John Kasich's Campaign Has No Chill

It's a bird, it's a plane, it's ... sinking Jeb Bush? By now, it's no secret that the former Florida governor has struggled to meet the expectations of many pundits and supporters who had predicted he was a shoo-in for the Republican nomination in 2016. As the Iowa caucus and the New Hampshire primary loom closer and closer, Ohio governor John Kasich's campaign wants to turn Bush's former supporters into Kasich's much-needed votes.

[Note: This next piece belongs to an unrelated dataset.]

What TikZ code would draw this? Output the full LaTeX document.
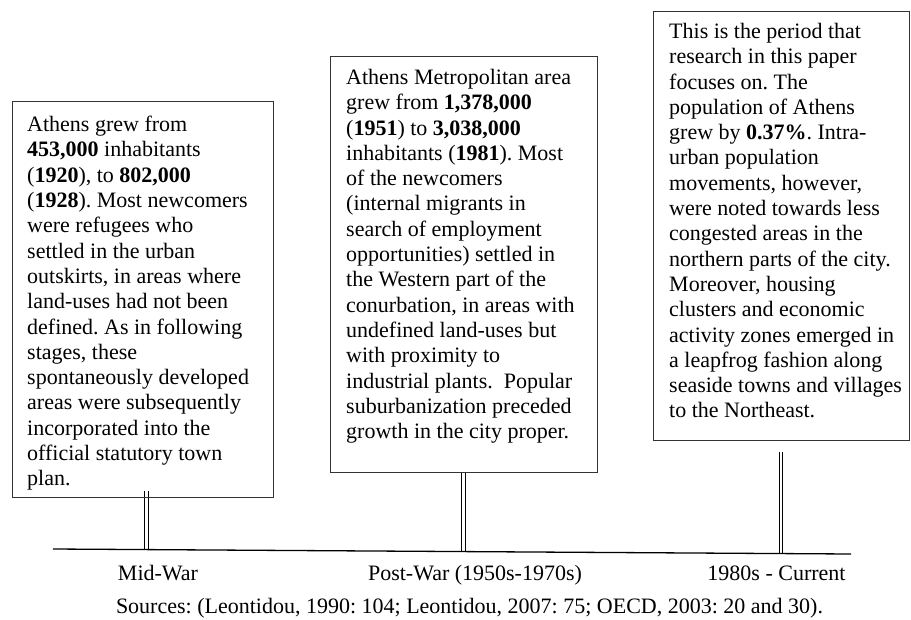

Bush, who seemed to be a favorite among GOP'ers early on, has remained closer to the middle of the pack lately. According to Real Clear Politics, Bush had less than 5 percent of the national Republican primary vote with just about two weeks left until the Iowa caucus. What's perhaps more interesting than Bush's lackluster performance so far is that Kasich, a candidate faring even worse than Bush in the polls, has taken to targeting his would-have-been supporters. According to the same roundup from Real Clear Politics, Kasich had less than 3 percent of the vote among Republican primary voters nationwide. Still, since at least Saturday, Kasich has been asking voters, "What happened to 'Jeb!'?" in a new campaign tactic that positions Kasich as the "better, brighter way."

On Saturday, Kasich's campaign released a new video ad that describes Bush's downfall. It even starts with Bush's campaign logo — the unforgettable red "Jeb!" — only the exclamation point has been substituted with a question mark. "He had the name, the money, the support, and yet a lukewarm message, weak debates, and sagging polls have left Jeb attacking John Kasich in desperation," a narrator says. The ad then runs through a highlight reel of Kasich's accomplishments and ends with the charge, "America, there's a better, brighter way: John Kasich."

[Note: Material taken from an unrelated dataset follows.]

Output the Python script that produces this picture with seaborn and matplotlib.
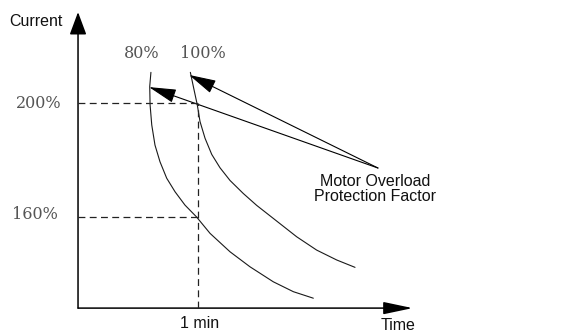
import matplotlib
matplotlib.use("Agg")
import matplotlib.pyplot as plt
from matplotlib.patches import FancyArrowPatch
import numpy as np
import pandas as pd
import seaborn as sns

# ---- data (schematic: time in minutes, current in %) ----
time_80 = [0.61, 0.60, 0.603, 0.617, 0.644, 0.686, 0.742, 0.812, 0.895, 0.99,
           1.105, 1.272, 1.439, 1.634, 1.802, 1.969]
current_80 = [211, 206, 199.5, 192.4, 185.3, 179.4, 173.6, 168.8, 164.1, 160.0,
              154.1, 147.6, 142.3, 137.0, 133.5, 131.2]
time_100 = [0.94, 0.965, 0.998, 1.021, 1.063, 1.119, 1.188, 1.272, 1.383, 1.495,
            1.634, 1.83, 1.997, 2.165, 2.318]
current_100 = [211, 206, 199.5, 193.6, 187.7, 182.0, 177.3, 172.8, 168.2, 164.0,
               159.4, 152.9, 148.2, 144.7, 142.1]
factor_labels = ["80%", "100%"]
current_ticks = [200, 160]
current_tick_labels = ["200%", "160%"]
time_mark = 1.0
time_mark_label = "1 min"
annotation_text = "Motor Overload\nProtection Factor"

sns.set_theme(style="white")
plt.rcParams["font.family"] = ["Liberation Sans", "DejaVu Sans"]

fig = plt.figure(figsize=(5.67, 3.34), dpi=100)
ax = fig.add_axes([0, 0, 1, 1])
ax.set_xlim(-0.653, 4.092)
ax.set_ylim(118.55, 236.57)
ax.axis("off")

df = pd.concat([
    pd.DataFrame({"time": time_80, "current": current_80, "factor": factor_labels[0]}),
    pd.DataFrame({"time": time_100, "current": current_100, "factor": factor_labels[1]}),
])
sns.lineplot(data=df, x="time", y="current", units="factor", estimator=None,
             sort=False, color="#1a1a1a", lw=0.8, ax=ax, legend=False)

x_end, y_bot, y_top = 2.80, 127.7, 232.3
dash = (0, (5.5, 3.5))
for c in current_ticks:
    ax.plot([0, time_mark], [c, c], color="#222222", lw=0.9, ls=dash)
ax.plot([time_mark, time_mark], [y_bot, max(current_ticks)], color="#222222", lw=0.9, ls=dash)

# axes with arrows
ax.add_patch(FancyArrowPatch((0, y_bot), (0, y_top), arrowstyle="-|>,head_length=14,head_width=5.2",
                             mutation_scale=1, color="black", lw=1.1, shrinkA=0, shrinkB=0))
ax.add_patch(FancyArrowPatch((0, y_bot), (x_end, y_bot), arrowstyle="-|>,head_length=18,head_width=3.8",
                             mutation_scale=1, color="black", lw=1.1, shrinkA=0, shrinkB=0))

# annotation arrows
src = (2.51, 177.2)
for tip in [(0.594, 205.8), (0.929, 210.1)]:
    ax.add_patch(FancyArrowPatch(src, tip, arrowstyle="-|>,head_length=17,head_width=4.3",
                                 mutation_scale=1, color="black", lw=0.8, shrinkA=0, shrinkB=0))

gray = "#555555"
serif = ["DejaVu Serif"]
ax.text(-0.126, 228.8, "Current", ha="right", va="center", fontsize=11.5, color="#111111")
ax.text(0.536, 217.5, factor_labels[0], ha="center", va="center", fontsize=11.5, color=gray, family=serif)
ax.text(1.046, 217.5, factor_labels[1], ha="center", va="center", fontsize=11.5, color=gray, family=serif)
ax.text(-0.134, 200.0, current_tick_labels[0], ha="right", va="center", fontsize=11.5, color=gray, family=serif)
ax.text(-0.167, 160.6, current_tick_labels[1], ha="right", va="center", fontsize=11.5, color=gray, family=serif)
ax.text(time_mark + 0.02, 122.4, time_mark_label, ha="center", va="center", fontsize=11.5, color="#111111")
ax.text(2.68, 121.7, "Time", ha="center", va="center", fontsize=11.5, color="#111111")
ax.text(2.485, 169.8, annotation_text, ha="center", va="center", fontsize=11.5,
        color="#111111", linespacing=1.0)

fig.savefig("out.png", dpi=100)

Kasich's campaign has been tweeting the video and attacks on Bush throughout the week. The video is posted on a Kasich-approved website called The one-page site features the video and a donation portal for Kasich's campaign. It reads, "Jeb planned to take America by storm, but instead he's fizzling."

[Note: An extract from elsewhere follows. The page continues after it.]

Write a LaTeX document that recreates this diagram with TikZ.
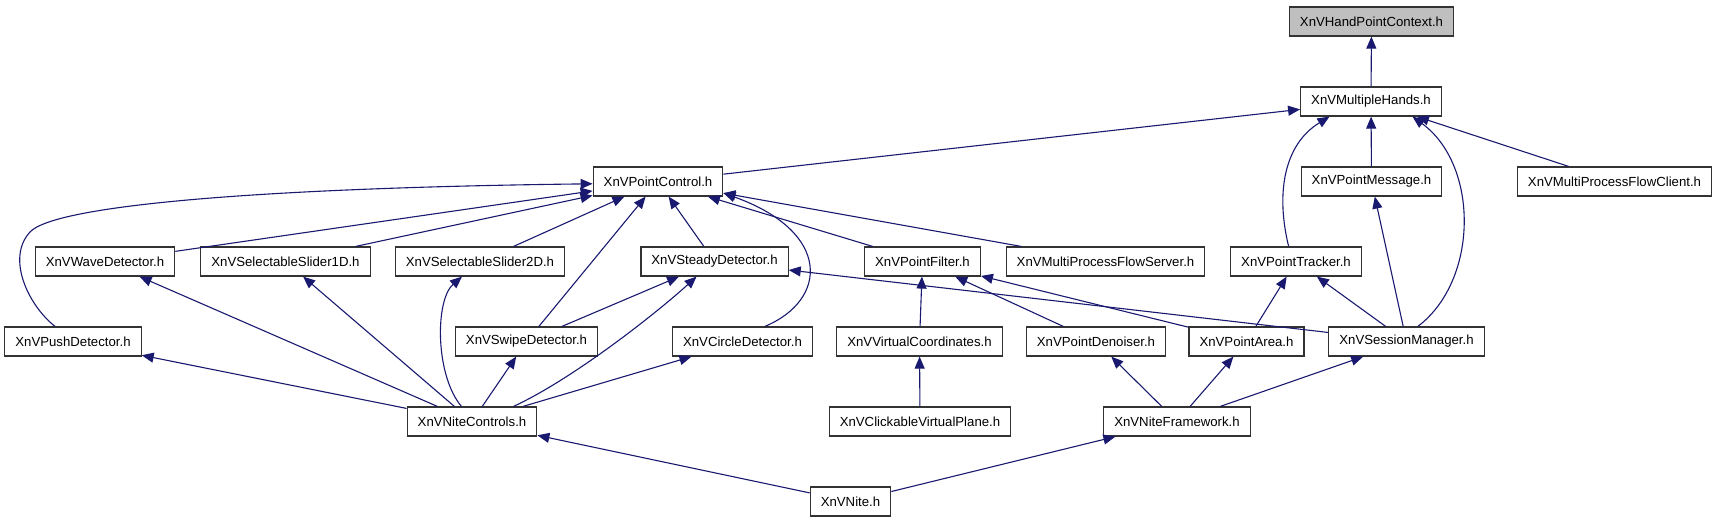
\documentclass[tikz,border=0pt]{standalone}
\usepackage{fontspec}
\setmainfont{Liberation Sans}
\usepackage{tikz}
\usetikzlibrary{arrows.meta}
\usepackage{xcolor}
\definecolor{edgeblue}{HTML}{191970}

\begin{document}
\begin{tikzpicture}[x=1pt, y=-1pt,
        header/.style={draw=black!80, line width=1.2pt, fill=white, minimum height=29pt,
                        inner xsep=10.5pt, inner ysep=0pt, font=\fontsize{13.2}{15}\selectfont},
        arrow/.style={-{Triangle[length=12pt, width=10pt]}, edgeblue, line width=1.1pt}
    ]
    \useasboundingbox (0,0) rectangle (1717,523);

    % ---- HandPointContext e MultipleHands ----
    \node[header, fill=black!25] (hpc) at (1371.5, 21.5) {XnVHandPointContext.h};
    \node[header] (mh) at (1371, 101.5) {XnVMultipleHands.h};

    % ---- linha 2 ----
    \node[header] (pc) at (658, 181.5) {XnVPointControl.h};
    \node[header] (pmsg) at (1371.5, 181.5) {XnVPointMessage.h};
    \node[header] (mpfc) at (1614.5, 181.5) {XnVMultiProcessFlowClient.h};

    % ---- linha 3 ----
    \node[header] (wave) at (105, 261.5) {XnVWaveDetector.h};
    \node[header] (sl1) at (285.5, 261.5) {XnVSelectableSlider1D.h};
    \node[header] (sl2) at (480, 261.5) {XnVSelectableSlider2D.h};
    \node[header] (steady) at (714.5, 261.5) {XnVSteadyDetector.h};
    \node[header] (pfilt) at (922.5, 261.5) {XnVPointFilter.h};
    \node[header] (mpfs) at (1105.5, 261.5) {XnVMultiProcessFlowServer.h};
    \node[header] (ptrack) at (1296, 261.5) {XnVPointTracker.h};

    % ---- linha 4 ----
    \node[header] (push) at (73, 341.5) {XnVPushDetector.h};
    \node[header] (swipe) at (526.5, 341.5) {XnVSwipeDetector.h};
    \node[header] (circle) at (742.5, 341.5) {XnVCircleDetector.h};
    \node[header] (vcoord) at (919.5, 341.5) {XnVVirtualCoordinates.h};
    \node[header] (denoise) at (1096, 341.5) {XnVPointDenoiser.h};
    \node[header] (parea) at (1246.5, 341.5) {XnVPointArea.h};
    \node[header] (sess) at (1406.5, 341.5) {XnVSessionManager.h};

    % ---- linha 5 e 6 ----
    \node[header] (nctrl) at (472, 421.5) {XnVNiteControls.h};
    \node[header] (cvp) at (920, 421.5) {XnVClickableVirtualPlane.h};
    \node[header] (nfw) at (1177, 421.5) {XnVNiteFramework.h};
    \node[header] (nite) at (850.5, 501.5) {XnVNite.h};

    % Setas: HandPointContext e MultipleHands
    \draw[arrow] (mh) -- (hpc);
    \draw[arrow] (pc) -- (mh);
    \draw[arrow] (pmsg) -- (mh);
    \draw[arrow] (mpfc) -- (mh);
    \draw[arrow] (ptrack.116) .. controls (1276,195) and (1283,145) .. (mh.200);
    \draw[arrow] (sess.53) .. controls (1479,280) and (1479,165) .. (mh.340);

    % Setas: PointControl
    \draw[arrow] (push.140) .. controls (28,305) and (6,258) .. (30,232)
                 .. controls (54,206) and (250,188) .. (pc.182);
    \draw[arrow] (wave) -- (pc);
    \draw[arrow] (sl1) -- (pc);
    \draw[arrow] (sl2) -- (pc);
    \draw[arrow] (swipe) -- (pc);
    \draw[arrow] (steady) -- (pc);
    \draw[arrow] (circle.34) .. controls (828,300) and (832,232) .. (pc.-10);
    \draw[arrow] (pfilt) -- (pc);
    \draw[arrow] (mpfs) -- (pc);

    % Setas: detectores, filtros e tracker
    \draw[arrow] (sess) -- (steady);
    \draw[arrow] (swipe) -- (steady);
    \draw[arrow] (vcoord) -- (pfilt);
    \draw[arrow] (denoise) -- (pfilt);
    \draw[arrow] (parea) -- (pfilt);
    \draw[arrow] (parea) -- (ptrack);
    \draw[arrow] (sess) -- (ptrack);
    \draw[arrow] (sess) -- (pmsg);
    \draw[arrow] (cvp) -- (vcoord);

    % Setas: NiteControls
    \draw[arrow] (nctrl) -- (wave);
    \draw[arrow] (nctrl) -- (sl1);
    \draw[arrow] (nctrl.125) .. controls (435,375) and (435,300) .. (sl2.220);
    \draw[arrow] (nctrl) -- (push);
    \draw[arrow] (nctrl) -- (swipe);
    \draw[arrow] (nctrl.20) .. controls (575,378) and (660,310) .. (steady.220);
    \draw[arrow] (nctrl) -- (circle);

    % Setas: NiteFramework e Nite
    \draw[arrow] (nfw) -- (denoise);
    \draw[arrow] (nfw) -- (parea);
    \draw[arrow] (nfw) -- (sess);
    \draw[arrow] (nite) -- (nctrl);
    \draw[arrow] (nite) -- (nfw);

\end{tikzpicture}
\end{document}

It's obviously not a new or revolutionary idea to attack political opponents individually during a campaign. Bush himself has been attacking Donald Trump, Ted Cruz, and Marco Rubio regularly in what seems to be an attempt to demonstrate the energy and fierceness that many have found Bush to lack. Particularly in the current Republican race, it's almost necessary for the candidates to steal votes away from each other if they want to garner enough support to win. The field is crowded and the number of candidates is subdividing the GOP voting block even more than usual. To have a real impact, though, the candidates — including Kasich — are going to need to work quickly, as the primary season officially starts with the Iowa caucus on February 1.